Congratulations, your ideal clients are finding your website!!
Now, comes the critical part — do they find what they’re looking for when they get there?
There are three things that any prospective client wants to find on your site:
- Compelling proof that you know what you’re talking about
- A feeling of knowing that you would be a good fit for their goals**
- What you offer and how much it costs!
**note about goals: they will likely think that they know what they want, but it’s truly your job to figure out what they need in order to give them what they want (but that’s for another post)
Let’s talk about the pros to each method, from your business perspective
The obvious benefits to listing your prices
- Showing your prices makes it easy to avoid the tire-kickers, since you provide the information they are looking for without having to interact with them.
- Financial conversations and commitments are easy to execute. That is, when it comes to setting up a client with a package, you can easily state “As shown on our website, we have pricing model A and pricing model B, which one were you interested in.”

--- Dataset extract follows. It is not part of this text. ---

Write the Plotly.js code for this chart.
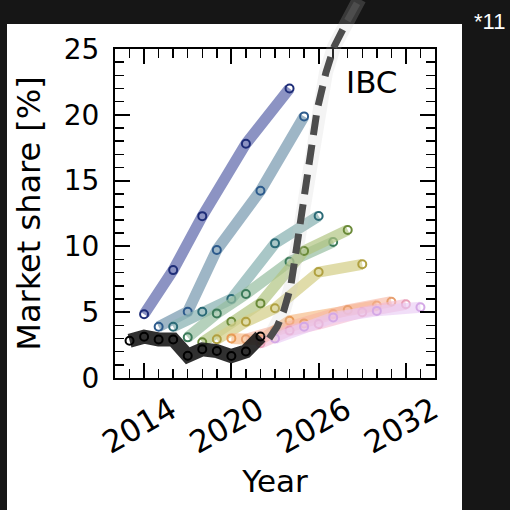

- Exudes confidence. As a service-based professional, it’s important to stand behind our values and worth. Being confident about your training rates is one more way to prove to your community that you are confident in your services.
A couple of the benefits to keeping your prices off your website
- Allows prospects to learn about your culture and be drawn in. Your business is not just about the financials, it’s about the transformations that clients get in mind, body and spirit. This is the good stuff. This is what prospects are seeking you for. When they have the opportunity to get in deep with that, before ever looking at a price tag, they make an emotional commitment.
- Flexibility in pricing. It’s easier to create custom pricing for prospects during your initial consultation, if there are no hard numbers on your website.
And, for a moment, let’s look at the opposite side of the coin, the drawbacks to each method, from your future client’s perspective
When you list your prices…
- In the prospective client’s mind, you have a set worth, and this will dictate how they transition through your first interaction. A lower price will give them the perception of less value, less worth or less experience. A higher price will conversely lend itself to a higher (sometimes too high) expectation.
- Prospect may be concerned that you are solely focused on the bottom line and not interested in results.
When you don’t list your prices…
- They might wonder if you’re hiding something. Or that you’re going to nickel-and-dime them each step of the journey.
- The prospective client will set a perceived value, based on the information they see on your website.
So, do you list your prices or not?
This is the age old question. Right now, I would say that yes, prices should be listed on your website. That being said, there is still some flexibility in the way the pricing is displayed, structured and advertised.
Let’s take my personal training pricing structure as an example. You can see it over on JaimeSlutzky.com.
My ideal pricing package is highlighted in yellow, to indicate that I think it is the best option for both the client and myself. It is visually evident that is the package I want them to purchase, and I give alternatives that are higher and lower, so that they can accurately figure out what is right for them.
I could have listed fewer options, however, in my position, where training is only a part-time business, the options I listed allowed me to be as flexible for my clients as I needed to be. If I were to switch things up to only run training on set hours, I would likely do away with a few of the options!
Once someone begins to display interest in my personal training services, I go on to further explain how the pricing works. I have made adjustments to them, on a case by case basis, such as one of my clients only wanted 30 minute sessions instead of 55 minute sessions. I took the rate plan that she wanted and cut it by 1/3, since I consider my overhead to be a static 15 minutes/session. That is, for every 55 minute session, I allocate 70 minutes, therefore her 30 minute sessions were allocated 45 minutes. 45/70 is just about two thirds. I explained that I couldn’t just go 30/55 because of my static costs and she was good with it. Not always possible to have understanding clients, but when I’m clear about what I need to do in order to run the business, my clients find that it’s clear to them.